--- START Data for this exercise ---

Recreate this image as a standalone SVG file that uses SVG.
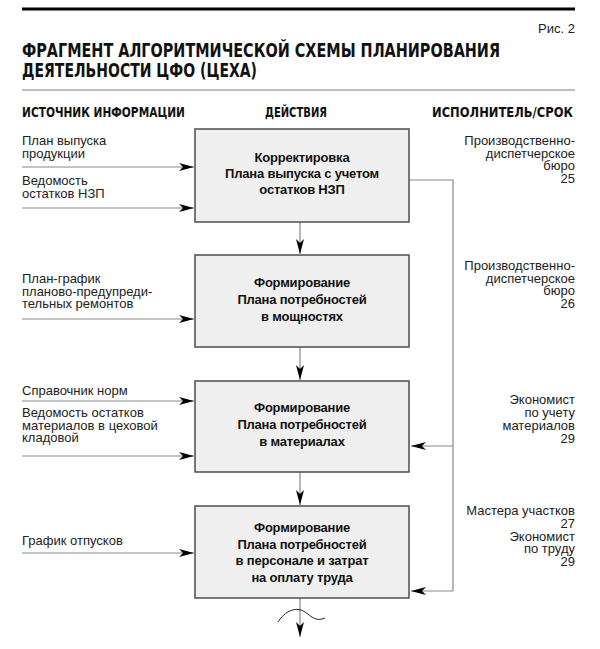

--- END Data for this exercise ---
--- START Data for this exercise ---

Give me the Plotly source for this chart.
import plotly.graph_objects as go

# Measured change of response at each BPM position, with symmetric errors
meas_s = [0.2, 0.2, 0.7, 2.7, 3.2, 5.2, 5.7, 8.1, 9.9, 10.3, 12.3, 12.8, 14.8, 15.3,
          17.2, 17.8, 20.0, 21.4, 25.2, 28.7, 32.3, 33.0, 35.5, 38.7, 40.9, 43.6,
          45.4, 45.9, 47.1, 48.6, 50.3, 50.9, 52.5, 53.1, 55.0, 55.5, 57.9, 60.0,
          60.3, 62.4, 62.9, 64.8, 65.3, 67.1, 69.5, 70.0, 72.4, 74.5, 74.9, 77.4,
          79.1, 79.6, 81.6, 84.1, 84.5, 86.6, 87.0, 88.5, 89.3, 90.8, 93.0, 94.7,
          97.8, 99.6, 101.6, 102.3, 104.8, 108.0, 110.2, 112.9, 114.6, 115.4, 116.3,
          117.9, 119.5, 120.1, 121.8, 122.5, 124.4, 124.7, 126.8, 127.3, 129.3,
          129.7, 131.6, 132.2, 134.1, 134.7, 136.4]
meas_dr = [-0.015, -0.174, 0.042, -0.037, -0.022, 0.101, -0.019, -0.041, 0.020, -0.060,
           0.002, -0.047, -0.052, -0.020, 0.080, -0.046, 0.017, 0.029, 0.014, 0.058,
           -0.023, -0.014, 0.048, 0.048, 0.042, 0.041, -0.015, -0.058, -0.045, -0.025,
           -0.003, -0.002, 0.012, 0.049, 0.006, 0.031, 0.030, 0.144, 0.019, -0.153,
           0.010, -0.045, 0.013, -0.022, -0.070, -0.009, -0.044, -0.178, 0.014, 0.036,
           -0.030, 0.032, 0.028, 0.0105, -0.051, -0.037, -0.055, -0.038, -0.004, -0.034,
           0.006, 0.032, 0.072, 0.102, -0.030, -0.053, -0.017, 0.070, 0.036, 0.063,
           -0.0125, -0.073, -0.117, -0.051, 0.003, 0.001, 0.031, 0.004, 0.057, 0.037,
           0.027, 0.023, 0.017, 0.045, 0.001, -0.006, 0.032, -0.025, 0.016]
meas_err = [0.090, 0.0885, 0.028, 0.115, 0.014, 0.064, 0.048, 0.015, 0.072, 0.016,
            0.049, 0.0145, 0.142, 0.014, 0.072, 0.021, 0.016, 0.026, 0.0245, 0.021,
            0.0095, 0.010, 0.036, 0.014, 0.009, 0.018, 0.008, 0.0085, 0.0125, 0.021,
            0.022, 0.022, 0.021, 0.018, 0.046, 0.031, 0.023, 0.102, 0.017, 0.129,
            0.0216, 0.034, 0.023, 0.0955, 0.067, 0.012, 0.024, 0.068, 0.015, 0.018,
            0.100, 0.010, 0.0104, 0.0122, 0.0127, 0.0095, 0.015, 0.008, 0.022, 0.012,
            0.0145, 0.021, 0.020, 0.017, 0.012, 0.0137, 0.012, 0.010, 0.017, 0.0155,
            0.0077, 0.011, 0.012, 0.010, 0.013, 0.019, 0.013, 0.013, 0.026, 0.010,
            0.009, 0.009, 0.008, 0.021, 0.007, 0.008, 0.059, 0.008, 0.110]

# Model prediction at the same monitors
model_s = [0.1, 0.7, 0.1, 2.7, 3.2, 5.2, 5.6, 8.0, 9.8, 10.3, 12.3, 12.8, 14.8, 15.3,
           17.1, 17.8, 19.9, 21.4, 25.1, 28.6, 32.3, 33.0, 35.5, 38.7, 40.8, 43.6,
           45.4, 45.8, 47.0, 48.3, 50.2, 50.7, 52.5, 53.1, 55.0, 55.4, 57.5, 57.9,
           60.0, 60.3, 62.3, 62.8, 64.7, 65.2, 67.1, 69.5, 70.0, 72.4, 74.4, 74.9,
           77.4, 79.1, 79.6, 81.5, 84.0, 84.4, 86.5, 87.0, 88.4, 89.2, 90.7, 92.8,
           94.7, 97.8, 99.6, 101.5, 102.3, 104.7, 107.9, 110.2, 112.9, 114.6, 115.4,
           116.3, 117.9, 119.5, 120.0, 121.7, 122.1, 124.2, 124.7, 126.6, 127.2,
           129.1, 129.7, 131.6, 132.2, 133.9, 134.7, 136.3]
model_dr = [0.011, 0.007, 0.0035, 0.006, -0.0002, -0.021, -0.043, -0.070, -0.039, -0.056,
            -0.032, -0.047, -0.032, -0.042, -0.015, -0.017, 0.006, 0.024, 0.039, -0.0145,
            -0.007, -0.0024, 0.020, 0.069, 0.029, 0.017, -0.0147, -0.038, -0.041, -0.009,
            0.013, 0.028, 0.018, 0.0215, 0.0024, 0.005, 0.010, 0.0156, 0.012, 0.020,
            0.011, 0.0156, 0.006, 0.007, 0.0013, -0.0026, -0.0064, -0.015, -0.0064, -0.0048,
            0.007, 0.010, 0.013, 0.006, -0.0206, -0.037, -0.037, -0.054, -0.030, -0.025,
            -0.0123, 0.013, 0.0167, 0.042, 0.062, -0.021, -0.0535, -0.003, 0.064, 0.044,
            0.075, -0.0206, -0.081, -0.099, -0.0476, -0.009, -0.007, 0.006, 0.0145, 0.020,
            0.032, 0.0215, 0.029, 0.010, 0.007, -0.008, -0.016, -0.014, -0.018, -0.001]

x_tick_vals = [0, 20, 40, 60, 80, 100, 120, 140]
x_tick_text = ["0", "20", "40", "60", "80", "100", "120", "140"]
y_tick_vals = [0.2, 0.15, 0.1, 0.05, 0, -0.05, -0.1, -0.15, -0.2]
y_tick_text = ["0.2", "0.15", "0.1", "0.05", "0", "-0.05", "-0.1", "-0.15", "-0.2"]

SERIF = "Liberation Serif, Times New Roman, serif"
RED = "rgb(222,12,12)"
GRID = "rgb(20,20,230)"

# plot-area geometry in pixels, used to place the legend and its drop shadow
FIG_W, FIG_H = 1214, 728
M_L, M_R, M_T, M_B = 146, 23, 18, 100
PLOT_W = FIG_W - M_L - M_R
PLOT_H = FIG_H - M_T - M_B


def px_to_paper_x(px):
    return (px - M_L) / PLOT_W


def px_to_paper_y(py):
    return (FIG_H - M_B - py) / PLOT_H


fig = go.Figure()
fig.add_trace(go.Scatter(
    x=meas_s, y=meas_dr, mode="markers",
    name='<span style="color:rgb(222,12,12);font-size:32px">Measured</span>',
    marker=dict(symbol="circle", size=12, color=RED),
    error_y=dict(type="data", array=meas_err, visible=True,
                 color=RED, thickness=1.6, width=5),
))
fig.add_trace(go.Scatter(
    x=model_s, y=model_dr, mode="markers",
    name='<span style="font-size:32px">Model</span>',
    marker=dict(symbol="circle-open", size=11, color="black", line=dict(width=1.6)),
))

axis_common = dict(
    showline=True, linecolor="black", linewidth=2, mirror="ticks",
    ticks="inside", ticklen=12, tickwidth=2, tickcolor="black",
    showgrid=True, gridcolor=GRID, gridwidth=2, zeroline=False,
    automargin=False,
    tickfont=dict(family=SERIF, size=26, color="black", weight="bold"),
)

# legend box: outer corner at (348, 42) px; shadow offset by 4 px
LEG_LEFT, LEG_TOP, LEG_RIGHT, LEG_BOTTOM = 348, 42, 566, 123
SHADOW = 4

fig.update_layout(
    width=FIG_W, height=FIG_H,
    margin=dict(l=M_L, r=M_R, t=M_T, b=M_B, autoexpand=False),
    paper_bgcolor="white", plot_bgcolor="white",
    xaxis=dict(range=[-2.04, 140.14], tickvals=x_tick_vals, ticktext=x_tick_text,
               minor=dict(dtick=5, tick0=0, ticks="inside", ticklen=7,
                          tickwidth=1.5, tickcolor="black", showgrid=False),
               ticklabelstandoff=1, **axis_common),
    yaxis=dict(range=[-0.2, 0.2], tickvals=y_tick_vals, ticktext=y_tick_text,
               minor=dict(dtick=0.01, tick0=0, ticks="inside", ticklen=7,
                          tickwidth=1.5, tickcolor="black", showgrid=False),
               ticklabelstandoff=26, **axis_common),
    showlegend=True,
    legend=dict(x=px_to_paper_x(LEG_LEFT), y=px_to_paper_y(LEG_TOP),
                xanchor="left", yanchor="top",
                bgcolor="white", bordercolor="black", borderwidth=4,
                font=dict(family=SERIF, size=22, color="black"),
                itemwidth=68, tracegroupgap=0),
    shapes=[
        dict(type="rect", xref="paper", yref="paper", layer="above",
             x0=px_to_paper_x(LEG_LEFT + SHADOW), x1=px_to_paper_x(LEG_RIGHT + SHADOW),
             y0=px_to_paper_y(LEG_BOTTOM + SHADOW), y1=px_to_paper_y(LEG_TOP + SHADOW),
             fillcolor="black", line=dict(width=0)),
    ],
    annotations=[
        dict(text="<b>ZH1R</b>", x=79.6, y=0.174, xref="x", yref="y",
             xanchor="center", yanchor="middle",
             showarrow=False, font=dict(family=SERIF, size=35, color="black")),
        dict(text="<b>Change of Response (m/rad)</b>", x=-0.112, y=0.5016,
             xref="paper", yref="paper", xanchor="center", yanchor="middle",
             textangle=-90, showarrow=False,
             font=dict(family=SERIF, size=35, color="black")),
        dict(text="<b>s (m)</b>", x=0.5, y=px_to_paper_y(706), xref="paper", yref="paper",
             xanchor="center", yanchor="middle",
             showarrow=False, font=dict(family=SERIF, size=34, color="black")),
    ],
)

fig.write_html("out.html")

--- END Data for this exercise ---

What this task involves: From the records above, extract exactly and only the lines that begin at the line with "Give me the Plotly source for this chart." and stop after the line with "import plotly.graph_objects as go".

Solution to this exercise:
Give me the Plotly source for this chart.
import plotly.graph_objects as go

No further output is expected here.